COVID-19 Dashboard
Healthcare project delivered at Philips.
The Challenge
At the height of the COVID-19 pandemic, hospitals across the world were overwhelmed. Clinical teams struggled to track patient flow, anticipate resource shortages, and coordinate across facilities — all in real time. The question we set out to answer was: how do you give hospitals a clear, shared picture of an invisible crisis?
The goal was to build a cloud-based collaborative platform that would allow hospitals to monitor patients with suspected or confirmed COVID-19 diagnoses, and collectively manage critical resources — from available beds to ventilators — across the entire healthcare network.
My Role
- Collaborated with stakeholders across clinical, product, and engineering teams to map and prioritise user requirements
- Produced low- and high-fidelity prototypes to communicate and validate design decisions
- Presented design solutions to senior stakeholders and iterated based on clinical feedback
- Facilitated cross-functional communication between design, development, and business teams
The most pressing constraint was time. We had eight weeks to deliver a feasible, viable, and clinically meaningful solution from scratch. That required tight collaboration across five specialist teams: Design, Technology, Development, Product, and Clinical.

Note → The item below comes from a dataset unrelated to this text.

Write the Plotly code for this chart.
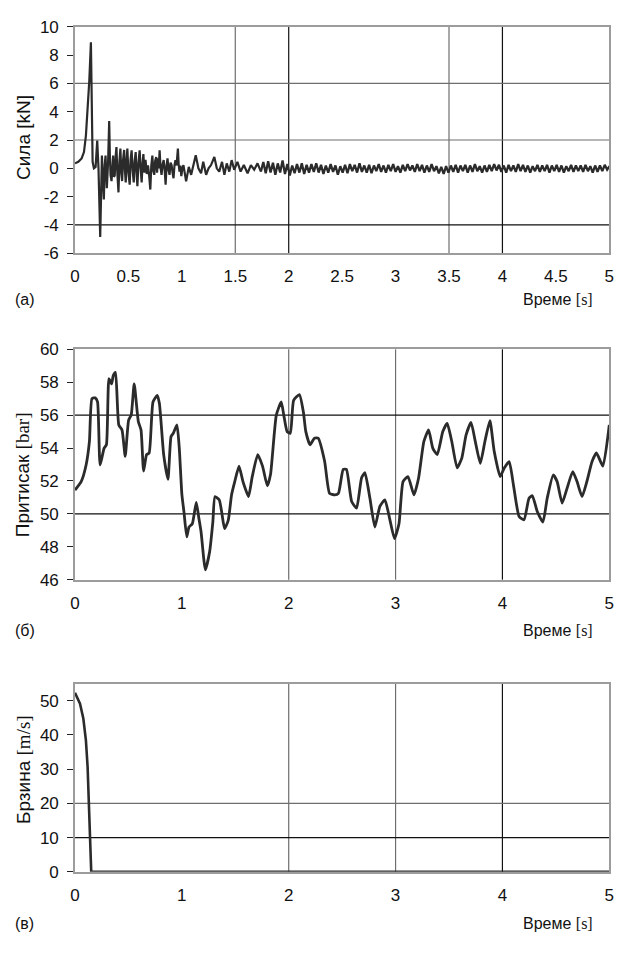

Through rapid stakeholder interviews and clinical observation, we identified the key data points hospital staff needed at their fingertips:
- Bed availability and proximity to ventilators
- Patient length of stay
- Symptom tracking and comorbidity data
- ICU vs. general ward occupancy rates
- Contact tracing — staff and patients exposed to confirmed cases
- Positive vs. negative test results and waiting times
To move quickly without sacrificing quality, we mapped the existing components from Philips' Design System and assessed which could be adapted for this context. One of the most impactful early decisions was switching from a light to a dark theme — improving readability in low-light clinical environments such as monitoring rooms and ICUs, where screens need to be legible without disturbing patients.
High-fidelity prototypes were created iteratively and validated at every stage with a mixed clinical team of Philips experts and hospital practitioners. This tight feedback loop ensured the solution stayed grounded in real clinical needs — not just technical assumptions.

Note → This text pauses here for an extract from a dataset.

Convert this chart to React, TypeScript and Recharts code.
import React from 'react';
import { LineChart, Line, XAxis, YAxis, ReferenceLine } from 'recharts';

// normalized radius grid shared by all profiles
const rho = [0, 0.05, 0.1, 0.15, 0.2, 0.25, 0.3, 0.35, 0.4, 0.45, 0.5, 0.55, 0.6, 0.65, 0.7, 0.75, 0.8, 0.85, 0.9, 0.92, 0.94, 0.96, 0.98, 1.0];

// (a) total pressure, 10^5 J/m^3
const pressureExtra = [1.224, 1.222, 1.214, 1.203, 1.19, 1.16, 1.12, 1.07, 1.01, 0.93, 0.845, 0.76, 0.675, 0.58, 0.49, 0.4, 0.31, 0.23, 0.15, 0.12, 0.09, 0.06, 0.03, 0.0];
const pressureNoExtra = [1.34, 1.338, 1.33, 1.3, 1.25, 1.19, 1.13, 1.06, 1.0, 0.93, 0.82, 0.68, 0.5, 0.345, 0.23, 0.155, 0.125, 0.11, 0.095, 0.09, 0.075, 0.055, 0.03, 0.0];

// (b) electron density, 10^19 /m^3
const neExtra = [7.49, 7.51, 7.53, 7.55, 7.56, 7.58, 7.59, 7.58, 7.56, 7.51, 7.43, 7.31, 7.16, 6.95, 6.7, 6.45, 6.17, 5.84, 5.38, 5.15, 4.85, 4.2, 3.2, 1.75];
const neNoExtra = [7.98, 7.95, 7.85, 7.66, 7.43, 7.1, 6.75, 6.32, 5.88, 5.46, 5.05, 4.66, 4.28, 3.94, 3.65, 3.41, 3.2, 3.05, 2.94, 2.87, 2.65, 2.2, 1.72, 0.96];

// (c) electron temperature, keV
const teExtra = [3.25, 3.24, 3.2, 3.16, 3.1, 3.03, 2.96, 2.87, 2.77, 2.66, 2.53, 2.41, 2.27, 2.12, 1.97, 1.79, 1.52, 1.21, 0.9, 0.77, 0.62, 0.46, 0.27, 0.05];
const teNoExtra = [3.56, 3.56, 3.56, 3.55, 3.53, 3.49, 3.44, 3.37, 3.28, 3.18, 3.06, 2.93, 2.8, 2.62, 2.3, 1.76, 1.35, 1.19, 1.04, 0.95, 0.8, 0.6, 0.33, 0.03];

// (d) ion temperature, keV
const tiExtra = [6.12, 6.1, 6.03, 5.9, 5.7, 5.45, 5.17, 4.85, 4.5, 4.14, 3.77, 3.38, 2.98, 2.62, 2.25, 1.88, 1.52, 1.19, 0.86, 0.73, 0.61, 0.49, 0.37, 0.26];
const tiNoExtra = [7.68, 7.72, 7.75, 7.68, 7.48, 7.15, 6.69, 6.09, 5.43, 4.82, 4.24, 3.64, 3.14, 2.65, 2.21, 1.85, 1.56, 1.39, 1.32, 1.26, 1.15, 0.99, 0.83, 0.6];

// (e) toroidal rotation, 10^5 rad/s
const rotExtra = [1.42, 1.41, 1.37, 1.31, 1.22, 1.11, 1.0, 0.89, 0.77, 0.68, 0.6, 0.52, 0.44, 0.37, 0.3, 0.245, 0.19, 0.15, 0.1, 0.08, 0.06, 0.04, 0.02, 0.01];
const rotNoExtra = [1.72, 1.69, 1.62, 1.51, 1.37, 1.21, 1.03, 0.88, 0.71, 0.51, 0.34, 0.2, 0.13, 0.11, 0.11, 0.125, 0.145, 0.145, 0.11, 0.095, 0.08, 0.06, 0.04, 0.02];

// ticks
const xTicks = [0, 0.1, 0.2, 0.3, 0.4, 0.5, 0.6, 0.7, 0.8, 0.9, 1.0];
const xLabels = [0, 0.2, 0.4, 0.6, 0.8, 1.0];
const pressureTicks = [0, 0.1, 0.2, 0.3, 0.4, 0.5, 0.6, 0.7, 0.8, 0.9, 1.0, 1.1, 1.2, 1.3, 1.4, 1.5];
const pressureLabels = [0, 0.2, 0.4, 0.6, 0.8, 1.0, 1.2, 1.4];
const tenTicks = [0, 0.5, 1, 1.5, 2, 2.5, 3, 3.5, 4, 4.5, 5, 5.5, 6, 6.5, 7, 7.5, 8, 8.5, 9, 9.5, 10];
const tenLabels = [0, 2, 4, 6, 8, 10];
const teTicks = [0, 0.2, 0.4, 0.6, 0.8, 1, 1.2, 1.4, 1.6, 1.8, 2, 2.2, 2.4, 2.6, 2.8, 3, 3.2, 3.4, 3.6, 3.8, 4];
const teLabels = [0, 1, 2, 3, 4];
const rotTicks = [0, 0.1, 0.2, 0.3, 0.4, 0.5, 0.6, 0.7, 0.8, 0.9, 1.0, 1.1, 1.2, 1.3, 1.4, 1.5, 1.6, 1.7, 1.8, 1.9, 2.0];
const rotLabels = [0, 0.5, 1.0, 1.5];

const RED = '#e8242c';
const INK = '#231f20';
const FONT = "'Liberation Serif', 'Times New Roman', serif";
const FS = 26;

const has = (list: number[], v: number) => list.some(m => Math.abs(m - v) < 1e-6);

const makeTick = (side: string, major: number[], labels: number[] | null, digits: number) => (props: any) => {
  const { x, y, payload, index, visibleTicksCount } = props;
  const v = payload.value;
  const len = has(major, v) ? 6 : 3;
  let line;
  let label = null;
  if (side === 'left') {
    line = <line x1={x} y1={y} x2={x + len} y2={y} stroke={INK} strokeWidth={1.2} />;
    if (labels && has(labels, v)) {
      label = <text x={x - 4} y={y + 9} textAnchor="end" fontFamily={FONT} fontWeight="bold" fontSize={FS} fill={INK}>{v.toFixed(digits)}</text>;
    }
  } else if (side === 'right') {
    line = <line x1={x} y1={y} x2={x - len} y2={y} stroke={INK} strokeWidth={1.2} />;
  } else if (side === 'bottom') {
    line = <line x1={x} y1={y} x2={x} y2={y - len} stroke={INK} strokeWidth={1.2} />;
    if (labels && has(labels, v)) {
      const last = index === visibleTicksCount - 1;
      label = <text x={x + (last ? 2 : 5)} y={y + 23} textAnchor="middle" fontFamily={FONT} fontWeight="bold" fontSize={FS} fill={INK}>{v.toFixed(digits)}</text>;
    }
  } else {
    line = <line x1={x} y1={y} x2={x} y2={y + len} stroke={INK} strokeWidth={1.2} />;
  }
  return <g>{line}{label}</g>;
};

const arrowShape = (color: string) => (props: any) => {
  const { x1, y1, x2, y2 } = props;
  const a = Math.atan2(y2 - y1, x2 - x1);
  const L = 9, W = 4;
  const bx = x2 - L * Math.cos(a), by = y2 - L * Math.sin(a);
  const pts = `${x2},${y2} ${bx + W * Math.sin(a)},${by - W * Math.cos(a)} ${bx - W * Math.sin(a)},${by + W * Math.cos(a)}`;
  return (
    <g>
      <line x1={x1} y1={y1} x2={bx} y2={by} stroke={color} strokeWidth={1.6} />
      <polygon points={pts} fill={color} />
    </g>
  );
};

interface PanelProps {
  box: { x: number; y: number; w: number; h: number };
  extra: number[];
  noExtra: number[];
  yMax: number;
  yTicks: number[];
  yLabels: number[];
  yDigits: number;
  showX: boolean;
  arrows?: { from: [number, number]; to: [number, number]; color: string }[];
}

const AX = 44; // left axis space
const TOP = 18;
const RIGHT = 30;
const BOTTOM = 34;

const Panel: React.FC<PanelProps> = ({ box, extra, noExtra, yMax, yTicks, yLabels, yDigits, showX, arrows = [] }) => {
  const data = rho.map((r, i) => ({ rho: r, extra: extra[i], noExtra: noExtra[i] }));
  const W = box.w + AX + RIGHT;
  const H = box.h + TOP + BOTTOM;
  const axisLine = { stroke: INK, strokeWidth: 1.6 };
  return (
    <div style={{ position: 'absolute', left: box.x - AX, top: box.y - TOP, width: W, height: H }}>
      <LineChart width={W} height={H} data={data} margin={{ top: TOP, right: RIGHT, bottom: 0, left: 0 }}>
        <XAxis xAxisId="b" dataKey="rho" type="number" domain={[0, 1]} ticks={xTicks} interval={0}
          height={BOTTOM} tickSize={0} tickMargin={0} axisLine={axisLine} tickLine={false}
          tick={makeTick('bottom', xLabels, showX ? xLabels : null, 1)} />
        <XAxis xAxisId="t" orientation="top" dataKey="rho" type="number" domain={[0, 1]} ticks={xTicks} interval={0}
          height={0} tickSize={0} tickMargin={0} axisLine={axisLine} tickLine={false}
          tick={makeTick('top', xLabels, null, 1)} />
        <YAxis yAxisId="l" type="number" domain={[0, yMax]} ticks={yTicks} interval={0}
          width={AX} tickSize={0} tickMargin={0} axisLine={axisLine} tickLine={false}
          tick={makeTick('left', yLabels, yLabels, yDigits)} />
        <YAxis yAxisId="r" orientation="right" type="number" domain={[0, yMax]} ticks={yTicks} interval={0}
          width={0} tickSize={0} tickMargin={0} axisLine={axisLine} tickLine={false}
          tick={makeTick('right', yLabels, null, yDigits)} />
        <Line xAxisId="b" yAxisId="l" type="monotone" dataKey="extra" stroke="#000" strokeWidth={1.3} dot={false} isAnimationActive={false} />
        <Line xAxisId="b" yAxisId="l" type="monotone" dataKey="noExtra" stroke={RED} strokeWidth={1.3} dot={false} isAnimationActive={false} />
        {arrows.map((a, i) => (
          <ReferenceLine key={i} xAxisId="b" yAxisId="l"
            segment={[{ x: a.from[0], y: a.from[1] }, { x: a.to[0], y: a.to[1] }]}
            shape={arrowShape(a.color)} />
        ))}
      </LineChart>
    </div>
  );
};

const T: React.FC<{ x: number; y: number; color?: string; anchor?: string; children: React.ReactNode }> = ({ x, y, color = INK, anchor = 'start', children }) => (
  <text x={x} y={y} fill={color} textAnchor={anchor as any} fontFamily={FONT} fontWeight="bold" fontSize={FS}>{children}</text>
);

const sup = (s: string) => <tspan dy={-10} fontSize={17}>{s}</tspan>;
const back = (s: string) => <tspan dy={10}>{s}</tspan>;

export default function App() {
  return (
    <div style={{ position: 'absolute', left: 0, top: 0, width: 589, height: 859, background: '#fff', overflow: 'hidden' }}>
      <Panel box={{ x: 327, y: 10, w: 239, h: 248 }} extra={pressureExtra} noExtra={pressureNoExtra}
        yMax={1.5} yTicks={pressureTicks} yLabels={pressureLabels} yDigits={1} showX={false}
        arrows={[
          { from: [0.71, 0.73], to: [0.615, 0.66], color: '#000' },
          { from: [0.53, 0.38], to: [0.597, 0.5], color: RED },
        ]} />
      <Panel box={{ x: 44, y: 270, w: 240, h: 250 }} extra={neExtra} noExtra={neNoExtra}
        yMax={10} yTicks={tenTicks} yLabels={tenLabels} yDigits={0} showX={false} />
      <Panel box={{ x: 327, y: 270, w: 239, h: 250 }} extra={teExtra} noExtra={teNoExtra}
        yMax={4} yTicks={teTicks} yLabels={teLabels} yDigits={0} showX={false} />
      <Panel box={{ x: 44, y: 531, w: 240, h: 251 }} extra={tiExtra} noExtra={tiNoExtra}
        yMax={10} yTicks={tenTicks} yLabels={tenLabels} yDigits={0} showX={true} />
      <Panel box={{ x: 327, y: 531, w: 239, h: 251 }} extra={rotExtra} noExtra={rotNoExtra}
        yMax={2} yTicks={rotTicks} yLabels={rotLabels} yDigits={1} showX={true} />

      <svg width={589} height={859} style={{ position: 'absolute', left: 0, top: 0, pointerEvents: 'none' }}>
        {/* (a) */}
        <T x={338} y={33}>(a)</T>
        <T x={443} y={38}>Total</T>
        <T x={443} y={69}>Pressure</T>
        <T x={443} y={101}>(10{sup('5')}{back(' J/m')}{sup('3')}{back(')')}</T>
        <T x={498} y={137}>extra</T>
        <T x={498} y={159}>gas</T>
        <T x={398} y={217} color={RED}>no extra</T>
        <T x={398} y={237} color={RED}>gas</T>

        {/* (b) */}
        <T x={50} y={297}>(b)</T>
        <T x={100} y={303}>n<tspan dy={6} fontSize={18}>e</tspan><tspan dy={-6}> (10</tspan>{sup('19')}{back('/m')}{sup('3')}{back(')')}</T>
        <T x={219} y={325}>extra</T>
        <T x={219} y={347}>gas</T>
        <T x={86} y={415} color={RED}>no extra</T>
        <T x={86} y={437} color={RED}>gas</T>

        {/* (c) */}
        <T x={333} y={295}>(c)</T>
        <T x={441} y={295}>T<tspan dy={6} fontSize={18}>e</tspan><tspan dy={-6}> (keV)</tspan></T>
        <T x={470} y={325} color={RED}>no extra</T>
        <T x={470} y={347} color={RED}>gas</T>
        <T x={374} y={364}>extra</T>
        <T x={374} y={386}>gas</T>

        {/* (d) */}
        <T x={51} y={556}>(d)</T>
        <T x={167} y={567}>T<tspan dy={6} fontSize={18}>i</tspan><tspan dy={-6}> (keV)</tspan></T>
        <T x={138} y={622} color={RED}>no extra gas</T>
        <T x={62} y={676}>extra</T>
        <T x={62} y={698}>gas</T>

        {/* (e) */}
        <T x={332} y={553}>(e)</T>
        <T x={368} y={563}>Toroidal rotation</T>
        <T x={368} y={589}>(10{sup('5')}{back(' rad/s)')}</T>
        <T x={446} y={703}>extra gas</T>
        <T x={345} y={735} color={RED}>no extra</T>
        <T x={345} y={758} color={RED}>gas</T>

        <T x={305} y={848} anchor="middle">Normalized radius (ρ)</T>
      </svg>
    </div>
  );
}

This project was about keeping people alive. Hospitals were buckling under the pressure of the pandemic, and the priority was getting a meaningful solution into their hands as fast as possible.
The platform launched within the eight-week deadline and was adopted by several hospitals across Brazil, supporting physicians, nurses, and technicians in making collaborative, real-time operational decisions across clinical pathways.
Value Delivered
• Gave hospital staff a real-time overview of patients with suspected or confirmed COVID-19, reducing the time spent chasing information across disconnected systems.

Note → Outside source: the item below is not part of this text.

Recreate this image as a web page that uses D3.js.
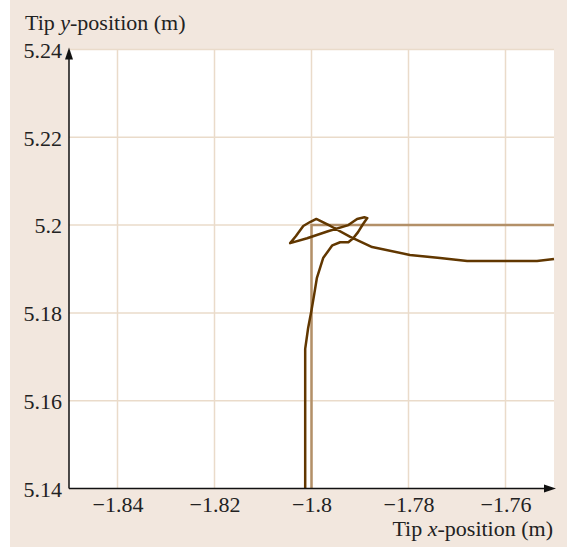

• Cross-referenced patients with their comorbidities, allowing clinical teams to proactively identify at-risk patients before their condition deteriorated.
• Enabled multi-hospital resource coordination — bed capacity, ventilator availability, and staffing — across the entire healthcare network from a single interface.
• Delivered both dark and light UI variants, adapted to different clinical environments and improving usability in low-light settings without compromising data legibility.
• Raised the accessibility bar for the product by designing an interface that accommodates users with visual disabilities.
Organisational Impact
• Delivered a scalable solution that connected workflows across multiple stakeholder types and customer contexts, while preserving the clinical pathways and design archetypes already established within Philips.
• Demonstrated the value of cross-functional, rapid-iteration design in a high-stakes environment — influencing how future healthcare projects were structured internally.
Social Value
• Enabled faster identification and triaging of COVID-19 patients, ensuring that the most critical resources reached those who needed them most.
• Contributed to reducing mortality by giving clinical staff the data clarity to act quickly and confidently during an unprecedented crisis.
Recognition
• In 2020, this project was awarded 1st Place at the Design Value Awards, recognising its measurable impact on both clinical outcomes and organisational efficiency.
• The following year, it was also selected as a winner of the iF Design Award 2021 in the User Interface category.